In Chile, Colombia, and Peru, a relatively orderly adjustment process continues, where a policy mix of large exchange rate depreciations, gradual fiscal consolidation, and accommodative monetary policies have staved off contraction. The foundations for growth remain in place, including sound policy frameworks, credible institutions, healthy financial markets, and favorable foreign borrowing costs. However, potential growth is expected to be lower given that the transition to more diverse sources of growth will likely take time. In Bolivia, growth also remains strong, but faces risks from rising public debt and the current account deficit.

In Brazil, a combination of macroeconomic fragilities stemming from slow domestic adjustment, a wide-reaching scandal involving government and corporate officials, and political problems have paralyzed investment and dominated the economic outlook. Following a sharp contraction of 3.8 percent in 2015, output is expected to fall a further 3.5 percent in 2016—the largest total contraction since 1981–83. Unemployment has risen sharply, and inflation is in double digits. Political dysfunction continues to delay the adoption of a credible fiscal strategy to keep public debt on a sustainable path, which has prompted rating downgrades and increased financing costs. Although exports are now beginning to show signs of strength with the real depreciating sharply, resolution of political and policy uncertainty is essential to an eventual return to positive growth.

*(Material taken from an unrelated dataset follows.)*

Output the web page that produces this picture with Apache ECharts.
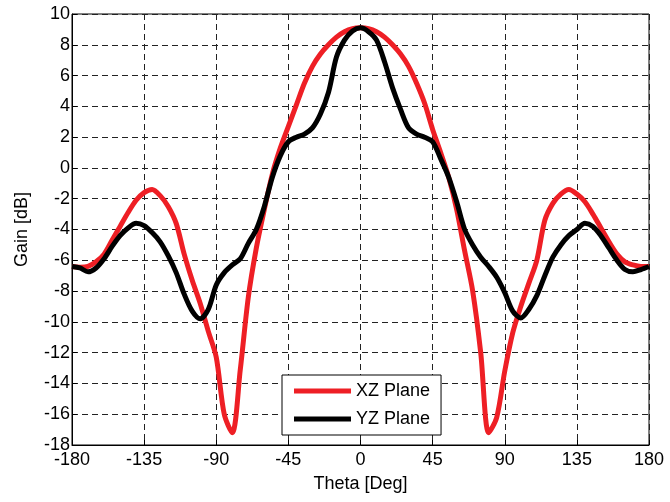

In Venezuela, longstanding policy distortions and fiscal imbalances were already having a deleterious effect on the economy before the collapse in oil prices. These problems worsened as falling oil prices triggered an economic crisis, with an expected fall in output of almost 18 percent over 2015 and 2016 (the third sharpest decline in the world). A lack of hard currency has led to scarcity of intermediate goods and to widespread shortages of essential goods—including food—exacting a tragic toll. Prices continue to spiral out of control, and we expect inflation to rise to 720 percent this year, from a world-high inflation of about 275 percent in 2015.

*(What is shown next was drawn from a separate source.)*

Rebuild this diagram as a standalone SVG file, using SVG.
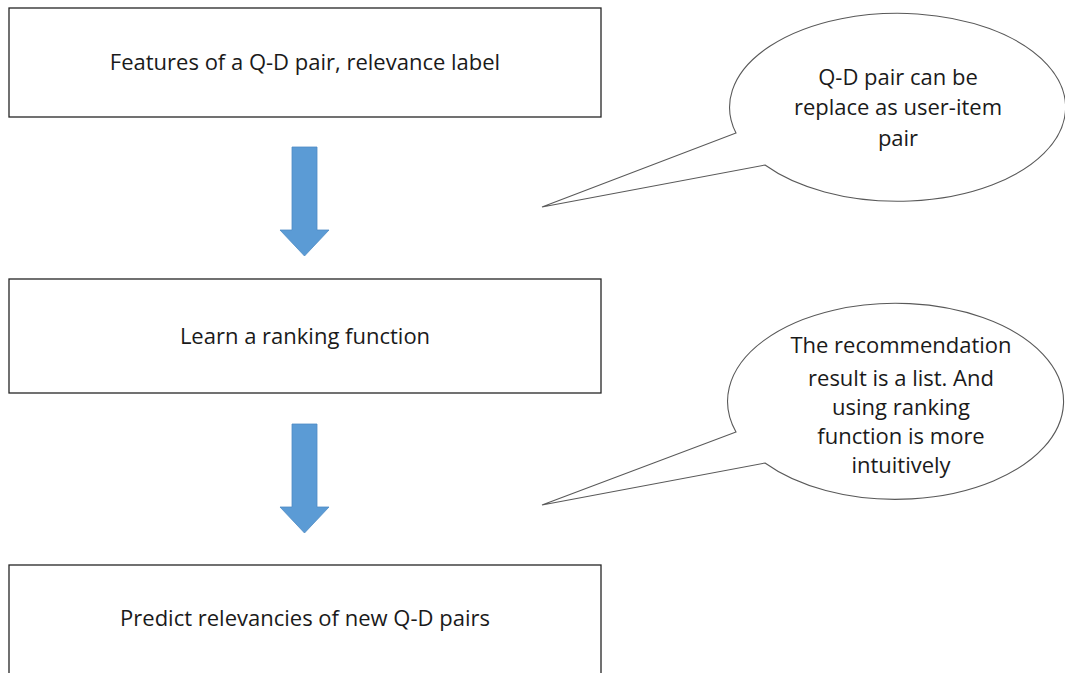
<svg xmlns="http://www.w3.org/2000/svg" width="1065" height="673" viewBox="0 0 1065 673">
  <style>
    .box { fill: #ffffff; stroke: #262626; stroke-width: 1.3; }
    .label { font-family: "Open Sans", "Noto Sans", "Liberation Sans", sans-serif; font-size: 22px; fill: #1a1a1a; text-anchor: middle; }
    .bubble { fill: #ffffff; stroke: #595959; stroke-width: 1.1; stroke-linejoin: miter; }
    .flow { fill: #5B9BD5; stroke: #4F8CC4; stroke-width: 0.8; }
  </style>
  <defs>
    <!-- down arrow shape, origin at shaft top-left -->
    <path id="downArrow" d="M0,0 H25 V83 H37 L12.5,109 L-12,83 H0 Z"/>
  </defs>
  <rect width="1065" height="673" fill="#ffffff"/>

  <g id="node-features">
    <rect class="box" x="9" y="8" width="592" height="109"/>
    <text class="label" x="305" y="70">Features of a Q-D pair, relevance label</text>
  </g>

  <g id="node-learn">
    <rect class="box" x="9" y="279" width="592" height="114"/>
    <text class="label" x="305" y="344">Learn a ranking function</text>
  </g>

  <g id="node-predict">
    <rect class="box" x="9" y="565" width="592" height="120"/>
    <text class="label" x="305" y="626">Predict relevancies of new Q-D pairs</text>
  </g>

  <g id="connectors">
    <use href="#downArrow" class="flow" x="292" y="147"/>
    <use href="#downArrow" class="flow" x="292" y="424"/>
  </g>

  <g id="note-pair">
    <path class="bubble" d="M736,133 A168,94 0 1 1 765,165 L542,207 Z"/>
    <text class="label" x="898" y="85">Q-D pair can be</text>
    <text class="label" x="898" y="115">replace as user-item</text>
    <text class="label" x="898" y="146">pair</text>
  </g>

  <g id="note-list">
    <path class="bubble" d="M736,432 A168,98 0 1 1 765,463 L542,505 Z"/>
    <text class="label" x="901" y="353">The recommendation</text>
    <text class="label" x="901" y="386">result is a list. And</text>
    <text class="label" x="901" y="415">using ranking</text>
    <text class="label" x="901" y="444">function is more</text>
    <text class="label" x="901" y="473">intuitively</text>
  </g>
</svg>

In Argentina, the new government has started an important transition to correct macroeconomic imbalances and microeconomic distortions. Significant steps towards this transition have been taken by eliminating restrictions on the foreign exchange market, removing several constraints on international trade, and announcing the main guidelines of the macroeconomic framework, and the partial removal of energy subsidies. The new approach has improved prospects for growth in the medium term, but the adjustment is likely to generate a mild recession in 2016.

In Ecuador, a smoother adjustment to falling oil prices is precluded by macroeconomic rigidities. With continued decline in oil prices and real exchange rate appreciation, we anticipate a recession this year. This also reflects fiscal consolidation measures in 2015 and 2016, tight financing conditions, and the dollarization regime which rules out a monetary policy response.

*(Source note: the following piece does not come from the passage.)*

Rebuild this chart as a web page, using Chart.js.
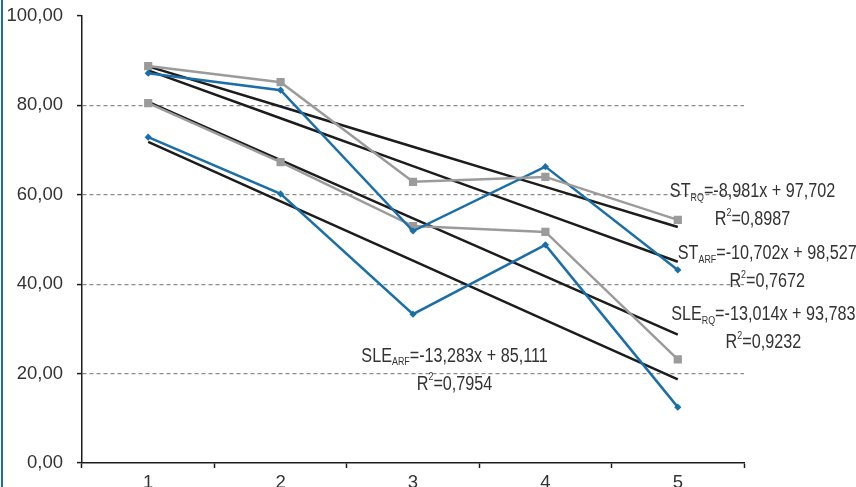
<!DOCTYPE html>
<html>
<head>
<meta charset="utf-8">
<script src="https://cdn.jsdelivr.net/npm/chart.js@4"></script>
<style>
  html, body { margin: 0; padding: 0; background: #fff; overflow: hidden; }
  #wrap { position: relative; width: 856px; height: 500px; }
  #edge { position: absolute; left: 1px; top: 0; width: 2px; height: 100%; background: #1b6fa8; }
</style>
</head>
<body>
<div id="wrap">
  <div id="edge"></div>
  <canvas id="trendChart"></canvas>
</div>
<script>
/* ===== data ===== */
const categories = ["1", "2", "3", "4", "5"];

const stRq   = [88.8, 85.2, 62.9, 64.0, 54.4];
const stArf  = [87.2, 83.4, 51.9, 66.3, 43.2];
const sleRq  = [80.5, 67.3, 53.0, 51.7, 23.2];
const sleArf = [72.9, 60.2, 33.3, 48.8, 12.5];

// linear fits, one per series (same order as above)
const fitNames   = [["ST", "RQ"], ["ST", "ARF"], ["SLE", "RQ"], ["SLE", "ARF"]];
const slopes     = [-8.981, -10.702, -13.014, -13.283];
const intercepts = [97.702, 98.527, 93.783, 85.111];
const rSquared   = ["0,8987", "0,7672", "0,9232", "0,7954"];

// where each equation label sits (category index, y value)
const labelAt = [[3.94, 60.6], [4.0, 46.8], [3.95, 33.1], [1.61, 23.9]];

const BLUE = "#1b6fa8";
const GREY = "#9b9b9b";
const INK = "#1c1c1c";
const TEXT = "#333";
const SANS = '"Liberation Sans", Arial, sans-serif';
const SQUEEZE = 0.83;   // condensed look for the equations

const fmt = n => n.toFixed(3).replace(".", ",");

function fitLine(i) {
  return categories.map((c, k) => slopes[i] * (k + 1) + intercepts[i]);
}

function series(data, color, style, radius) {
  return {
    data,
    borderColor: color,
    backgroundColor: color,
    borderWidth: 2.5,
    pointStyle: style,
    pointRadius: radius,
    pointHoverRadius: radius,
    pointBorderWidth: 0,
    tension: 0,
    order: 1,
  };
}

function trend(i) {
  return {
    data: fitLine(i),
    borderColor: INK,
    borderWidth: 2.5,
    pointRadius: 0,
    tension: 0,
    order: 2,
  };
}

/* ===== equation labels with sub/superscripts ===== */
function runSize(kind, size) {
  return kind === "n" ? size : size * 0.55;
}

function runsWidth(ctx, runs, size) {
  let w = 0;
  runs.forEach(([txt, kind]) => {
    ctx.font = `${runSize(kind, size)}px ${SANS}`;
    w += ctx.measureText(txt).width;
  });
  return w * SQUEEZE;
}

function drawRuns(ctx, x, y, runs, size) {
  ctx.save();
  ctx.translate(x, y);
  ctx.scale(SQUEEZE, 1);
  let cx = 0;
  runs.forEach(([txt, kind]) => {
    const dy = kind === "sub" ? size * 0.3 : kind === "sup" ? -size * 0.36 : 0;
    ctx.font = `${runSize(kind, size)}px ${SANS}`;
    ctx.fillText(txt, cx, dy);
    cx += ctx.measureText(txt).width;
  });
  ctx.restore();
}

const equationLabels = {
  id: "equationLabels",
  afterDatasetsDraw(chart) {
    const { ctx, scales: { x, y } } = chart;
    const size = 19.5;
    ctx.save();
    ctx.fillStyle = TEXT;
    ctx.textBaseline = "middle";
    ctx.textAlign = "left";
    fitNames.forEach((name, i) => {
      const px = x.getPixelForValue(labelAt[i][0]);
      const py = y.getPixelForValue(labelAt[i][1]);
      const eq = [
        [name[0], "n"], [name[1], "sub"],
        [`=${fmt(slopes[i])}x + ${fmt(intercepts[i])}`, "n"],
      ];
      const w = runsWidth(ctx, eq, size);
      drawRuns(ctx, px, py, eq, size);
      const r2 = [["R", "n"], ["2", "sup"], [`=${rSquared[i]}`, "n"]];
      const w2 = runsWidth(ctx, r2, size);
      drawRuns(ctx, px + (w - w2) / 2, py + 28, r2, size);
    });
    ctx.restore();
  },
};

/* ===== chart ===== */
new Chart(document.getElementById("trendChart"), {
  type: "line",
  data: {
    labels: categories,
    datasets: [
      series(stRq, GREY, "rect", 5.8),
      series(stArf, BLUE, "rectRot", 3.6),
      series(sleRq, GREY, "rect", 5.8),
      series(sleArf, BLUE, "rectRot", 3.6),
      trend(0), trend(1), trend(2), trend(3),
    ],
  },
  options: {
    responsive: true,
    maintainAspectRatio: false,
    animation: false,
    layout: { padding: { top: 16, right: 112, left: 0, bottom: 0 } },
    plugins: {
      legend: { display: false },
      tooltip: { enabled: false },
    },
    scales: {
      x: {
        offset: true,
        grid: {
          offset: true,
          drawOnChartArea: false,
          tickLength: 5,
          tickColor: INK,
          tickWidth: 1.5,
        },
        border: { color: INK, width: 1.5 },
        ticks: { color: TEXT, font: { family: SANS, size: 18.5 }, padding: 4 },
        afterFit(scale) { scale.height = 37; },
      },
      y: {
        min: 0,
        max: 100,
        grid: {
          color: ctx => (ctx.tick && ctx.tick.value > 0 && ctx.tick.value < 100) ? "#8c8c8c" : "rgba(0,0,0,0)",
          lineWidth: 1.2,
          tickColor: INK,
          tickWidth: 1.5,
          tickLength: 5,
          tickBorderDash: [],
        },
        border: { color: INK, width: 1.5, dash: [4, 3] },
        ticks: {
          stepSize: 20,
          color: TEXT,
          font: { family: SANS, size: 18.5 },
          padding: 14,
          callback: v => v.toFixed(2).replace(".", ","),
        },
        afterFit(scale) {
          // fixed gutter; the label padding shouldn't push the plot down
          scale.width = 82;
          scale.paddingTop = 0;
          scale.paddingBottom = 0;
        },
      },
    },
  },
  plugins: [equationLabels],
});
</script>
</body>
</html>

Mexico, Central America, and the Caribbean

Mexico is expected to continue to recover at a moderate pace, supported by healthy private domestic demand and spillovers from a strong U.S. economy. The depreciation of the peso and lower electricity prices should boost manufacturing production and exports. The recent decline in oil prices will have only a limited effect on public finances in 2016 as oil price risk has been hedged for that year. However, if the oil price shock is persistent, it would increase the fiscal consolidation burden in the medium term.

Central America and the Dominican Republic have benefited from the oil price decline, a stronger U.S. growth, and higher remittances, but the recent softening of world coffee and banana prices could reduce this impulse. While tourism-based Caribbean countries also benefit from the low energy costs and recovery in the U.S., declining prices for oil, gold, and alumina have worsened the outlook for commodity-intensive countries in the Caribbean.

What could go wrong?

The increase in U.S. interest rates last December had limited impact on U.S. and Latin American asset prices, confirming that markets had largely priced in the decision. Remaining risks are related to the expected path of interest rates, where uncertainty or sudden revisions could cause the term premium to increase—a source of substantial spillovers to long-term interest rates in the region.

The region remains particularly vulnerable to a stronger-than-expected slowdown in China—a main trading partner for the region—and to further declines in commodity prices.

Closer to home, a further deterioration of the situation in Brazil could lead to a sudden re-pricing of regional assets, as well as reduced demand for exports among trading partners in MERCOSUR.

The recovery in investment could be delayed given high corporate leverage in the region. With medium-term growth expected to remain low, corporations may need to adjust their balance sheets, weakening prospects for private investment.

Policy priorities

Large depreciations have created tensions even for the region’s most well-established inflation targeting central banks. As falling exchange rates raised domestic inflation, central banks held their fire and kept monetary conditions adequately loose to support weak domestic demand. But a continued deterioration of global commodity prices has made depreciations unprecedentedly persistent, causing inflation to remain above central bank targets for prolonged periods, except in Mexico. While clear communication has helped keep inflation expectations well anchored, recent upticks have led central banks to respond with modest rate hikes. With current accounts in deficit throughout the region, further external adjustment will likely be needed, putting further pressure on exchange rates and making the job of central banks challenging, particularly in the absence of aggregate demand pressures.

In a global environment that is expected to remain subdued, we expect the region to grow at a slow pace for an extended period. 2016 will be a time for regional policymakers to err on the side of caution: adjustment should be allowed to continue and buffers should be preserved. The regional outlook will only start to look more promising when the domestic challenges facing the contracting economies have been resolved.